樹の寿命は短いものは数百年、長いものは七千年以上も生きるものもいる。それだけ長い間生きるにもかかわらず、かれらは毎年せっせと多くの実をつけては地面に落とす。しかしその多くは生長することはなく、他の動物に食べられたり、腐って微生物の食料になる。それは他の生物たちが生きてゆくための環境を豊かにするために、植物が土壌に対して寄付を行っているようにも見える。
われわれ人間は他の生き物を食べなければ生きてゆけない。しかし人間と植物の理想的な関係を考えるならば、われわれは植物が行っている「与える」という行為に対して、なにか「返す」行為をするべきでないか。人間がそういったことをできたとき初めて人間と植物はフェアーな共存関係を築けるのではないだろうか。

Concept

野生動物が死んだとき、その肉体は他の動物や微生物の働きにより大地に返る。もし人間もまた他の動物に習い、同じように自然に返るとしたら、それは植物が生活する土壌を豊かにすることへの貢献になるのではないだろうか。この「ライフ・スイッチイング・プロジェクト」は人間が彼らの肉体を樹の養分として使うために、自らかれらに与えることを提案するものである。それは臓器提供の行為と似ているかもしれない。プロジェクトへの参加者は、その死後に火葬されたり棺桶に入れられることなく樹の根元に埋められ、肉体の養分を樹に与えることとなる。そこで、もしこの行為を行ったとき、その人の生命は人間の肉体から樹という生命の一部へと移りかわったとは言えないだろうか。

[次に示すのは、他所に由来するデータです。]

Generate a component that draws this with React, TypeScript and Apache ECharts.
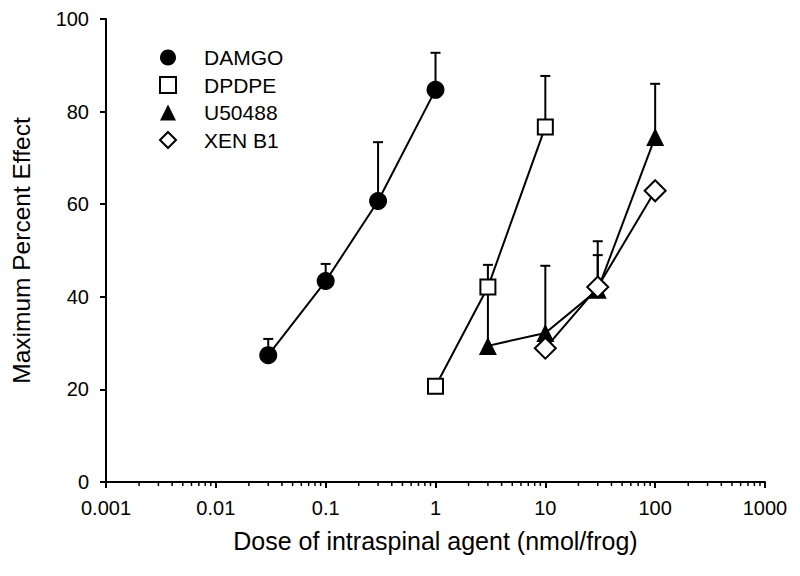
import React, { useEffect, useRef } from "react";
import * as echarts from "echarts";

// Dose (nmol/frog), mean maximum percent effect, and upper end of error bar
const damgoDose = [0.03, 0.1, 0.3, 1];
const damgoEffect = [27.4, 43.4, 60.7, 84.7];
const damgoUpper = [30.9, 47.1, 73.4, 92.7];

const dpdpeDose = [1, 3, 10];
const dpdpeEffect = [20.7, 42.1, 76.7];
const dpdpeUpper = [20.7, 46.9, 87.7];

const u50488Dose = [3, 10, 30, 100];
const u50488Effect = [29.4, 32.2, 41.5, 74.5];
const u50488Upper = [42.0, 46.7, 49.0, 86.0];

const xenDose = [10, 30, 100];
const xenEffect = [28.9, 42.1, 62.9];
const xenUpper = [28.9, 52.0, 62.9];

const xTickLabels: Record<string, string> = {
  "0.001": "0.001",
  "0.01": "0.01",
  "0.1": "0.1",
  "1": "1",
  "10": "10",
  "100": "100",
  "1000": "1000",
};
const decades = [0.001, 0.01, 0.1, 1, 10, 100];
const minorMultipliers = [2, 3, 4, 5, 6, 7, 8, 9];

const FONT = "'Liberation Sans', Arial, sans-serif";

function pts(x: number[], y: number[]) {
  return x.map((v, i) => [v, y[i]]);
}
function errs(x: number[], y: number[], up: number[]) {
  return x.map((v, i) => [v, y[i], up[i]]).filter((d) => d[2] > d[1]);
}

const errRender = (params: any, api: any) => {
  const x = api.value(0);
  const y = api.value(1);
  const top = api.value(2);
  const p0 = api.coord([x, y]);
  const p1 = api.coord([x, top]);
  const style = { stroke: "#000", lineWidth: 2 };
  return {
    type: "group",
    children: [
      { type: "line", shape: { x1: p0[0], y1: p0[1], x2: p1[0], y2: p1[1] }, style },
      { type: "line", shape: { x1: p1[0] - 5, y1: p1[1], x2: p1[0] + 5, y2: p1[1] }, style },
    ],
  };
};

export default function App() {
  const ref = useRef<HTMLDivElement>(null);
  useEffect(() => {
    document.body.style.margin = "0";
    if (!ref.current) return;
    const chart = echarts.init(ref.current, undefined, { renderer: "svg" });
    const minorTicks: number[][] = [];
    decades.forEach((d) => minorMultipliers.forEach((m) => minorTicks.push([d * m, 0])));

    const lineStyle = { color: "#000", width: 2 };
    const mkLine = (name: string, data: number[][], symbol: string, size: number, fill: string) => ({
      type: "line",
      name,
      data,
      symbol,
      symbolSize: size,
      lineStyle,
      itemStyle: { color: fill, borderColor: "#000", borderWidth: fill === "#fff" ? 2 : 0 },
      z: 3,
      clip: false,
    });
    const mkErr = (name: string, data: number[][]) => ({
      type: "custom",
      name: name + " error",
      data,
      renderItem: errRender,
      z: 1,
      clip: false,
      silent: true,
    });

    chart.setOption({
      animation: false,
      backgroundColor: "#fff",
      textStyle: { fontFamily: FONT, color: "#000" },
      grid: { left: 106, right: 35, top: 19, bottom: 94, containLabel: false },
      legend: {
        orient: "vertical",
        left: 154,
        top: 42,
        itemWidth: 16,
        itemHeight: 16,
        itemGap: 6.5,
        textStyle: { fontFamily: FONT, fontSize: 21, color: "#000", padding: [0, 0, 0, 23] },
        data: [
          { name: "DAMGO", icon: "circle", itemStyle: { color: "#000", borderColor: "#000", borderWidth: 0 } },
          { name: "DPDPE", icon: "rect", itemStyle: { color: "#fff", borderColor: "#000", borderWidth: 2 } },
          { name: "U50488", icon: "triangle", itemStyle: { color: "#000", borderColor: "#000", borderWidth: 0 } },
          { name: "XEN B1", icon: "diamond", itemStyle: { color: "#fff", borderColor: "#000", borderWidth: 2 } },
        ],
      },
      xAxis: {
        type: "log",
        logBase: 10,
        min: 0.001,
        max: 1000,
        name: "Dose of intraspinal agent (nmol/frog)",
        nameLocation: "middle",
        nameGap: 46,
        nameTextStyle: { fontFamily: FONT, fontSize: 25, color: "#000" },
        axisLine: { lineStyle: { color: "#000", width: 2 } },
        axisTick: { show: true, inside: false, length: 6, lineStyle: { color: "#000", width: 2 } },
        axisLabel: {
          fontFamily: FONT,
          fontSize: 20,
          color: "#000",
          margin: 16,
          formatter: (v: number) => {
            const k = String(Number(v.toPrecision(3)));
            return xTickLabels[k] ?? k;
          },
        },
        splitLine: { show: false },
        minorTick: { show: false },
      },
      yAxis: {
        type: "value",
        min: 0,
        max: 100,
        interval: 20,
        name: "Maximum Percent Effect",
        nameLocation: "middle",
        nameGap: 72,
        nameRotate: 90,
        nameTextStyle: { fontFamily: FONT, fontSize: 24.5, color: "#000" },
        axisLine: { show: true, lineStyle: { color: "#000", width: 2 } },
        axisTick: { show: true, inside: false, length: 6, lineStyle: { color: "#000", width: 2 } },
        axisLabel: { fontFamily: FONT, fontSize: 20, color: "#000", margin: 17 },
        splitLine: { show: false },
      },
      series: [
        {
          type: "custom",
          name: "minor ticks",
          data: minorTicks,
          silent: true,
          clip: false,
          z: 0,
          renderItem: (params: any, api: any) => {
            const p = api.coord([api.value(0), 0]);
            return {
              type: "line",
              shape: { x1: p[0], y1: p[1], x2: p[0], y2: p[1] + 4 },
              style: { stroke: "#000", lineWidth: 1.5 },
            };
          },
        },
        mkErr("DAMGO", errs(damgoDose, damgoEffect, damgoUpper)),
        mkErr("DPDPE", errs(dpdpeDose, dpdpeEffect, dpdpeUpper)),
        mkErr("U50488", errs(u50488Dose, u50488Effect, u50488Upper)),
        mkErr("XEN B1", errs(xenDose, xenEffect, xenUpper)),
        mkLine("DAMGO", pts(damgoDose, damgoEffect), "circle", 18, "#000"),
        mkLine("DPDPE", pts(dpdpeDose, dpdpeEffect), "rect", 15, "#fff"),
        mkLine("U50488", pts(u50488Dose, u50488Effect), "triangle", 18, "#000"),
        mkLine("XEN B1", pts(xenDose, xenEffect), "diamond", 21, "#fff"),
      ],
    });
    return () => chart.dispose();
  }, []);
  return <div ref={ref} style={{ width: 800, height: 576 }} />;
}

樹々の一生は人間の寿命よりも遥かに長い。そのため森に流れる時間感覚は人間の感覚よりもずっとゆっくりとしたものであり、森は時間をかけて少しずつ変化する。こういった世界に人間がこのプロジェクトを通して加われるとしたら、目先のものに固執することもなくなり、自然環境を破壊してまで必要以上の物を求めなくても満足できるようになるかもしれない。また、「新たな生を得る」ことによって人間は死の恐れを克服できるかもしれない。さらに、このような人間が一体となった木を切ることを他の人は好まないと思われ、もしこの習慣が広まれば森は増えてゆき、人間と植物のバランスは良好なものとなるかもしれない。

Method

この「だれかが移りかわった樹」がどこかにあったとしたら、その家族や友人たちはその人に会うためにその樹を訪れるであろう。そして恐らく、その樹に話しかけたり触れてみたりする。人間は自分の好きな相手に対して「触れる」という行為をしぜんにおこなう。母親が子供を抱いてあげるように、恋人が相手の手を取るように。「触れる」という行動は好意や愛情を表すひとつの表現といえる。だれかが故人を思ってその人が移りかわった樹を訪れるとしたら、しぜんとその樹に触れるのではないだろうか。故人を思う気持ちを伴った「触れる」行為は樹にとっても愛情を与えることになるだろう。そこで植物に対して行われる行為は、自分たちが必要な酸素や養分や環境のために自然保護を唱えたり、花や草木が与えてくれる心地よさを自分たちが楽しむ目的でもなく、植物がわれわれにしているような何も見返りを求めない無償の「与える」行為と成りうるように思われる。
この作品では「触れる」という行為をスキャンするために樹の幹にタッチセンサーが付けられた。圧力を感知したセンサーはコンピューターへ信号を送り、カスタムプログラムがその回数をカウンティングして、あらかじめ録音された故人の声のサンプルをもとに生成したナンバーをスピーカーから発音する。このシステムを持つ樹は、その「触れる」行為を蓄積してゆく。この「触れる」行為の『量』こそが人間と植物の積み上げた交流の記録であり、この『量』こそがお金や物よりも人間が貯めるべき価値のあるものではないだろうか。